Here’s a great quote:

 

Being around people who are negative or put you can can only make things worse for you.

Make sure you surround yourself with positive, uplifting people. If you’re not, then it’s time to make a change.

 

13) Learn to listen to your body

We touched on this already, but it’s something that really helped me.

Learn to listen to your body.

Relearn how to identify physical hunger.

In the midst of my disordered eating habits, I couldn’t identify physical hunger. I lost that ability for well over a year, even when I started to recover from binge eating.

But I was patient and became more in-tune to my body’s signals.

Learn to identify physical hunger. And when you eat, eat slowly and savor your food. Listen to your body’s signals and identify when you’re satisfied. Make an effort to stop eating when you’re satisfied, but not overly stuffed.

Know that you don’t have to binge because you can eat again when you’re physically hungry.

Again, this probably will take some time, but be patient and consistent.

Likewise, don’t look to diet books to tell you what foods to eat and what to avoid — listen to your body.

Eat the foods that make you feel best and cut back on those that don’t. You don’t need anyone to tell you what to eat.

Your body is smart, so learn to listen to it.

 

14) Stop focusing on fat loss

Chances are one of your primary goals is to lose fat. And if that’s the case, I’m willing to bet the way you eat and work out revolves around thoughts of losing body fat.

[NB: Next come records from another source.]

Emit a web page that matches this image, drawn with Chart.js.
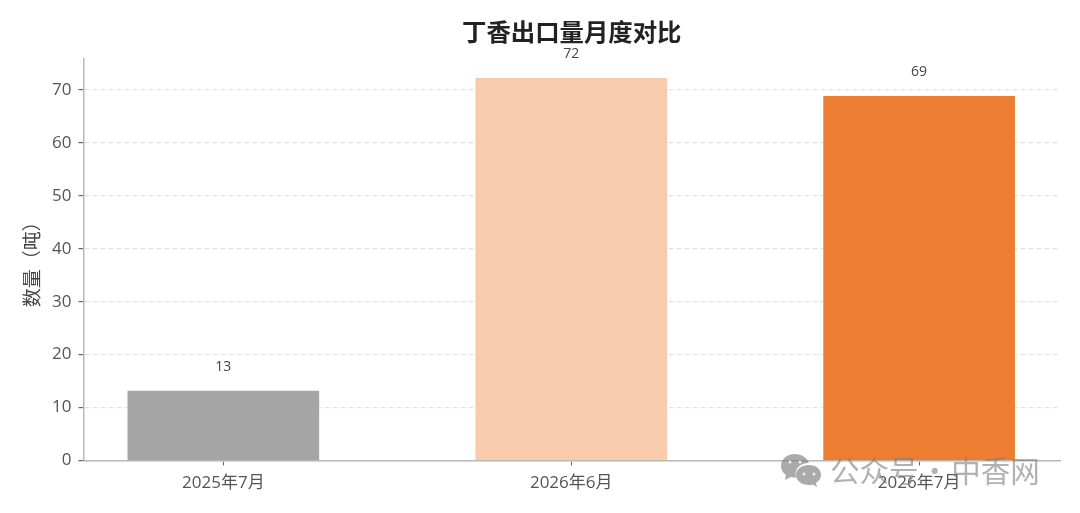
<!DOCTYPE html>
<html>
<head>
<meta charset="utf-8">
<style>
  html, body { margin: 0; padding: 0; background: #fff; }
  #wrap { position: relative; width: 1080px; height: 513px; overflow: hidden; }
  #mark { position: absolute; left: 780px; top: 449px; height: 40px; display: flex; align-items: center;
    font: 29.5px "Noto Sans CJK SC"; word-spacing: -5px; color: rgba(125,125,125,.6); white-space: nowrap; }
</style>
<script src="https://cdn.jsdelivr.net/npm/chart.js@4"></script>
</head>
<body>
<div id="wrap">
  <canvas id="chart" width="1080" height="513"></canvas>
  <div id="mark">
    <svg width="42" height="36" viewBox="0 0 42 36">
      <path d="M15 3C7 3 1 8 1 15c0 4 2 7 5 9l-1 5 6-3c2 .5 4 .6 5 .5C14 18 20 12 29 12 27 7 22 3 15 3z" fill="rgba(130,130,130,.68)"/>
      <path d="M29 14c-7 0-13 4-13 10s6 10 13 10c2 0 3 0 4-.5l4 2.500-1-4c3-2 5-5 5-8 0-6-5-10-12-10z" fill="rgba(130,130,130,.68)"/>
      <circle cx="24" cy="23" r="1.500" fill="#eee"/><circle cx="34" cy="23" r="1.500" fill="#eee"/>
      <circle cx="10" cy="11" r="1.500" fill="#eee"/><circle cx="20" cy="11" r="1.500" fill="#eee"/>
    </svg>
    <span style="margin-left:8px">公众号 · 中香网</span>
  </div>
</div>
<script>
const categories = ['2025年7月', '2026年6月', '2026年7月'];
const valueLabelsText = ['13', '72', '69'];
const barValues = [13.1, 72.2, 68.8];
const barColors = ['#a5a5a5', '#f8cbad', '#ed7d31'];
const yTicks = [0, 10, 20, 30, 40, 50, 60, 70];

const font = '"Open Sans", "Noto Sans CJK SC", sans-serif';

// title centred over the plot, value labels a fixed distance above each bar
const annotate = {
  id: 'annotate',
  afterDatasetsDraw(chart) {
    const { ctx, chartArea } = chart;
    ctx.save();
    ctx.textAlign = 'center';
    ctx.textBaseline = 'middle';
    ctx.font = '14px ' + font;
    ctx.fillStyle = '#444';
    chart.getDatasetMeta(0).data.forEach((bar, i) => ctx.fillText(valueLabelsText[i], bar.x, bar.y - 24));
    ctx.font = 'bold 24.4px "Noto Sans CJK SC", sans-serif';
    ctx.fillStyle = '#222';
    ctx.fillText('丁香出口量月度对比', (chartArea.left + chartArea.right) / 2, 32);
    ctx.restore();
  }
};

new Chart(document.getElementById('chart'), {
  type: 'bar',
  data: {
    datasets: [{
      data: categories.map((c, i) => ({ x: i, y: barValues[i] })),
      backgroundColor: barColors,
      barThickness: 191
    }]
  },
  options: {
    responsive: false,
    animation: false,
    layout: { padding: { left: 0, right: 20, top: 59, bottom: 0 } },
    plugins: { legend: { display: false }, tooltip: { enabled: false } },
    scales: {
      x: {
        type: 'linear',
        min: -0.402, max: 2.405,
        offset: false,
        afterBuildTicks(axis) { axis.ticks = categories.map((c, i) => ({ value: i })); },
        afterFit(axis) { axis.height = 52.5; },
        grid: { offset: false, drawOnChartArea: false, tickColor: '#666', tickLength: 5 },
        border: { color: '#b8b8b8', width: 1.5 },
        ticks: { color: '#555', maxRotation: 0, padding: 7, font: { family: font, size: 17 }, callback: v => categories[v] }
      },
      y: {
        min: 0, max: 75.86,
        afterBuildTicks(axis) { axis.ticks = yTicks.map(value => ({ value })); },
        afterFit(axis) { axis.width = 83.5; },
        grid: { color: '#e2e2e2', lineWidth: 1.2, tickColor: '#666', tickLength: 5, tickBorderDash: [] },
        border: { color: '#b8b8b8', width: 1.5, dash: [5, 3] },
        ticks: { color: '#555', padding: 7, font: { family: font, size: 17 } },
        title: { display: true, text: '数量（吨）', color: '#444', padding: { top: 22, bottom: 0 }, font: { family: font, size: 19 } }
      }
    }
  },
  plugins: [annotate]
});
</script>
</body>
</html>
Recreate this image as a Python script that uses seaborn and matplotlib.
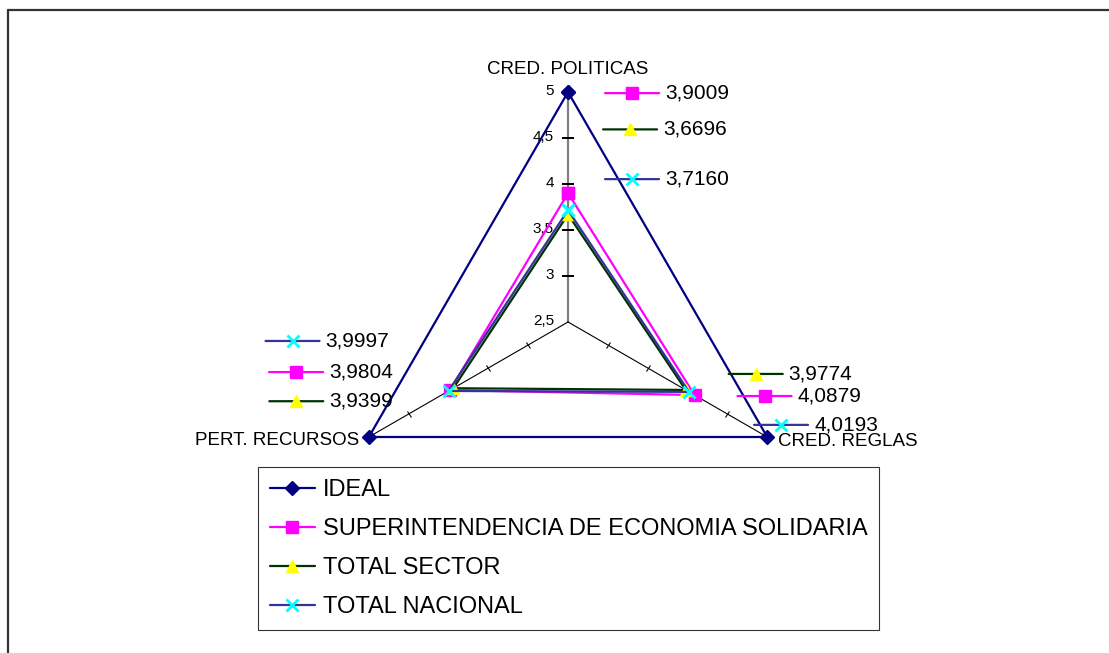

Well, it’s time to stop thinking about fat loss and adopt a more positive mindset and focus.

This was another important tip that helped me break out of the binge eating cycle, and I highly suggest you give it a shot. Click here for more information on this topic (but please finish the rest of this article as well).

 

15) Be confident

I know how discouraging it can feel when you’re battling disordered eating habits. I asked myself more times than I can count, “Will this ever get better? Will I ever be able to go a day without obsessing over food and binge eating?”

Admittedly, there were times I thought I’d never break free, but then I changed my perspective.

I knew I could defeat this. I knew some day I could use that horrible experience for something positive.

And that’s why I’m writing this article.

It’s my sincerest hope this helps at least one person. If it does, then I’m grateful for the battle I fought, and won.

And I know that you can win, too.

Be confident. It will get better.

Your Turn to Break Free

How exactly you choose to implement the tips above is up to you. I do suggest, however, beginning with the tips that will be easiest for you to employ.

Don’t try to do everything all at once. Choose a few tips that sound the easiest and apply them. Do your best to apply those tips consistently for a few weeks, and then add another tip or two.

Remember – be patient and be kind to yourself.

Focus on ACTIONS you can take on a daily basis.

Choose the tips that sound easiest and start applying them right now.